The lines from the top of the material through the line with "(brk) |- ([xshift=-0.2cm]trasp.west);" are to be set down exactly. Leave the pictures out.

..............................

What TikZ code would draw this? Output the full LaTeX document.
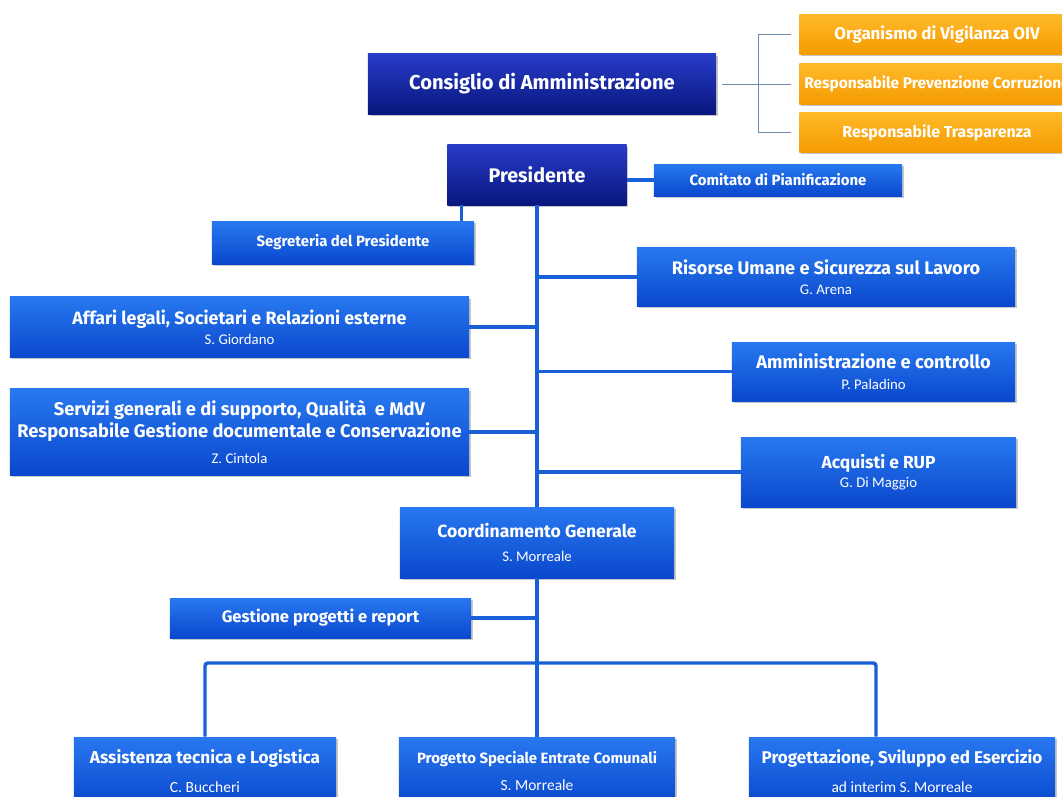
\documentclass[tikz,border=0pt]{standalone}
\usepackage{fontspec}
\setmainfont{Fira Sans}
\newfontfamily\namefont{Carlito}
\usetikzlibrary{positioning,shadows}
\definecolor{navytop}{RGB}{40,60,200}
\definecolor{navybot}{RGB}{8,22,125}
\definecolor{bluetop}{RGB}{40,120,240}
\definecolor{bluebot}{RGB}{10,72,205}
\definecolor{orangetop}{RGB}{255,185,40}
\definecolor{orangebot}{RGB}{245,155,0}
\definecolor{linkblue}{RGB}{25,95,215}
\definecolor{bracketgray}{RGB}{110,140,175}
\tikzset{
  unit/.style={text=white, align=center, inner sep=0pt,
    drop shadow={shadow xshift=1.2pt, shadow yshift=-1.2pt, opacity=0.45}},
  navybox/.style={unit, top color=navytop, bottom color=navybot},
  bluebox/.style={unit, top color=bluetop, bottom color=bluebot},
  orangebox/.style={unit, top color=orangetop, bottom color=orangebot},
  link/.style={draw=linkblue, line width=2.4pt},
  bracket/.style={draw=bracketgray, line width=0.6pt},
}
\newcommand{\ttl}[1]{\bfseries\fontsize{#1}{#1}\selectfont}
\newcommand{\who}[1]{{\namefont\mdseries\fontsize{10.5}{10.5}\selectfont #1}}
\newcommand{\whob}[1]{{\namefont\mdseries\fontsize{11}{11}\selectfont #1}}

\begin{document}
\begin{tikzpicture}[x=0.025cm,y=-0.025cm]
\useasboundingbox (0,0) rectangle (1062,796);
\clip (0,0) rectangle (1062,796);
% board and control bodies
\node[navybox, minimum width=8.7cm, minimum height=1.5cm, font=\ttl{14.3}] (cda) at (542,84) {Consiglio di Amministrazione};
\node[orangebox, minimum width=6.875cm, minimum height=0.975cm, font=\ttl{12}] (oiv) at (937,34.5) {Organismo di Vigilanza OIV};
\node[orangebox, minimum width=6.875cm, minimum height=1cm, font=\ttl{11}] (rpc) at (937,84) {Responsabile Prevenzione Corruzione};
\node[orangebox, minimum width=6.875cm, minimum height=0.975cm, font=\ttl{11.3}] (trasp) at (937,132.5) {Responsabile Trasparenza};
\draw[bracket] ([xshift=0.15cm]cda.east) -- ([xshift=-0.2cm]rpc.west);
\coordinate (brk) at (758,84);
\draw[bracket] ([xshift=-0.2cm]oiv.west) -| (brk) |- ([xshift=-0.2cm]trasp.west);

% president and staff
\node[navybox, minimum width=4.475cm, minimum height=1.5cm, font=\ttl{14}] (pres) at (537,175) {Presidente};
\node[bluebox, minimum width=6.2cm, minimum height=0.8cm, font=\ttl{10.6}] (comitato) at (778,180) {Comitato di Pianificazione};
\node[bluebox, minimum width=6.55cm, minimum height=1.075cm, font=\ttl{10.6}] (segr) at (343,242.5) {Segreteria del Presidente};
\draw[link] (comitato.west) -- (comitato.west -| pres.east);
\draw[link] ([xshift=0.35cm]pres.south west) -- ([xshift=0.35cm]pres.south west |- segr.north);

% offices
\node[bluebox, minimum width=9.45cm, minimum height=1.475cm, font=\ttl{12.9}] (risorse) at (826,277) {Risorse Umane e Sicurezza sul Lavoro\\[1.5pt]\who{G. Arena}};
\node[bluebox, minimum width=11.475cm, minimum height=1.5cm, font=\ttl{12.7}] (affari) at (239.5,327) {Affari legali, Societari e Relazioni esterne\\[1.5pt]\who{S. Giordano}};
\node[bluebox, minimum width=7.075cm, minimum height=1.475cm, font=\ttl{13}] (ammin) at (873.5,371.5) {Amministrazione e controllo\\[1.5pt]\who{P. Paladino}};
\node[bluebox, minimum width=11.475cm, minimum height=2.15cm, font=\ttl{13}] (servizi) at (239.5,432) {Servizi generali e di supporto, Qualità\ \ e MdV\\[1pt]Responsabile Gestione documentale e Conservazione\\[6pt]\who{Z. Cintola}};
\node[bluebox, minimum width=6.875cm, minimum height=1.75cm, font=\ttl{12.4}] (acquisti) at (878.5,472) {Acquisti e RUP\\[1.5pt]\who{G. Di Maggio}};

% general coordination
\node[bluebox, minimum width=6.85cm, minimum height=1.775cm, font=\ttl{12.5}] (coord) at (537,542.5) {Coordinamento Generale\\[5pt]\who{S. Morreale}};
\node[bluebox, minimum width=7.525cm, minimum height=1cm, font=\ttl{11.8}] (gestione) at (320.5,618) {Gestione progetti e report};
\node[bluebox, minimum width=6.55cm, minimum height=1.7cm, font=\ttl{12.2}] (assist) at (205,771) {Assistenza tecnica e Logistica\\[9pt]\whob{C. Buccheri}};
\node[bluebox, minimum width=6.9cm, minimum height=1.7cm, font=\ttl{10.6}] (progspec) at (537,771) {Progetto Speciale Entrate Comunali\\[8pt]\whob{S. Morreale}};
\node[bluebox, minimum width=7.65cm, minimum height=1.7cm, font=\ttl{12.1}] (progett) at (902,771) {Progettazione, Sviluppo ed Esercizio\\[9pt]\whob{ad interim S. Morreale}};

% links
\draw[link] (pres.south) -- (coord.north);
\foreach \u in {risorse,ammin,acquisti}
  \draw[link] (\u.west) -- (\u.west -| pres.south);
\foreach \u in {affari,servizi}
  \draw[link] (\u.east) -- (\u.east -| pres.south);
\draw[link] (gestione.east) -- (gestione.east -| coord.south);
\draw[link] (coord.south) -- (progspec.north);
\coordinate (bar) at (537,663);
\draw[link, rounded corners=2pt] (assist.north) |- (bar) -| ([xshift=-0.65cm]progett.north);
\end{tikzpicture}
\end{document}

..............................

* [CORRECT ANSWER]
What TikZ code would draw this? Output the full LaTeX document.
\documentclass[tikz,border=0pt]{standalone}
\usepackage{fontspec}
\setmainfont{Fira Sans}
\newfontfamily\namefont{Carlito}
\usetikzlibrary{positioning,shadows}
\definecolor{navytop}{RGB}{40,60,200}
\definecolor{navybot}{RGB}{8,22,125}
\definecolor{bluetop}{RGB}{40,120,240}
\definecolor{bluebot}{RGB}{10,72,205}
\definecolor{orangetop}{RGB}{255,185,40}
\definecolor{orangebot}{RGB}{245,155,0}
\definecolor{linkblue}{RGB}{25,95,215}
\definecolor{bracketgray}{RGB}{110,140,175}
\tikzset{
  unit/.style={text=white, align=center, inner sep=0pt,
    drop shadow={shadow xshift=1.2pt, shadow yshift=-1.2pt, opacity=0.45}},
  navybox/.style={unit, top color=navytop, bottom color=navybot},
  bluebox/.style={unit, top color=bluetop, bottom color=bluebot},
  orangebox/.style={unit, top color=orangetop, bottom color=orangebot},
  link/.style={draw=linkblue, line width=2.4pt},
  bracket/.style={draw=bracketgray, line width=0.6pt},
}
\newcommand{\ttl}[1]{\bfseries\fontsize{#1}{#1}\selectfont}
\newcommand{\who}[1]{{\namefont\mdseries\fontsize{10.5}{10.5}\selectfont #1}}
\newcommand{\whob}[1]{{\namefont\mdseries\fontsize{11}{11}\selectfont #1}}

\begin{document}
\begin{tikzpicture}[x=0.025cm,y=-0.025cm]
\useasboundingbox (0,0) rectangle (1062,796);
\clip (0,0) rectangle (1062,796);
% board and control bodies
\node[navybox, minimum width=8.7cm, minimum height=1.5cm, font=\ttl{14.3}] (cda) at (542,84) {Consiglio di Amministrazione};
\node[orangebox, minimum width=6.875cm, minimum height=0.975cm, font=\ttl{12}] (oiv) at (937,34.5) {Organismo di Vigilanza OIV};
\node[orangebox, minimum width=6.875cm, minimum height=1cm, font=\ttl{11}] (rpc) at (937,84) {Responsabile Prevenzione Corruzione};
\node[orangebox, minimum width=6.875cm, minimum height=0.975cm, font=\ttl{11.3}] (trasp) at (937,132.5) {Responsabile Trasparenza};
\draw[bracket] ([xshift=0.15cm]cda.east) -- ([xshift=-0.2cm]rpc.west);
\coordinate (brk) at (758,84);
\draw[bracket] ([xshift=-0.2cm]oiv.west) -| (brk) |- ([xshift=-0.2cm]trasp.west);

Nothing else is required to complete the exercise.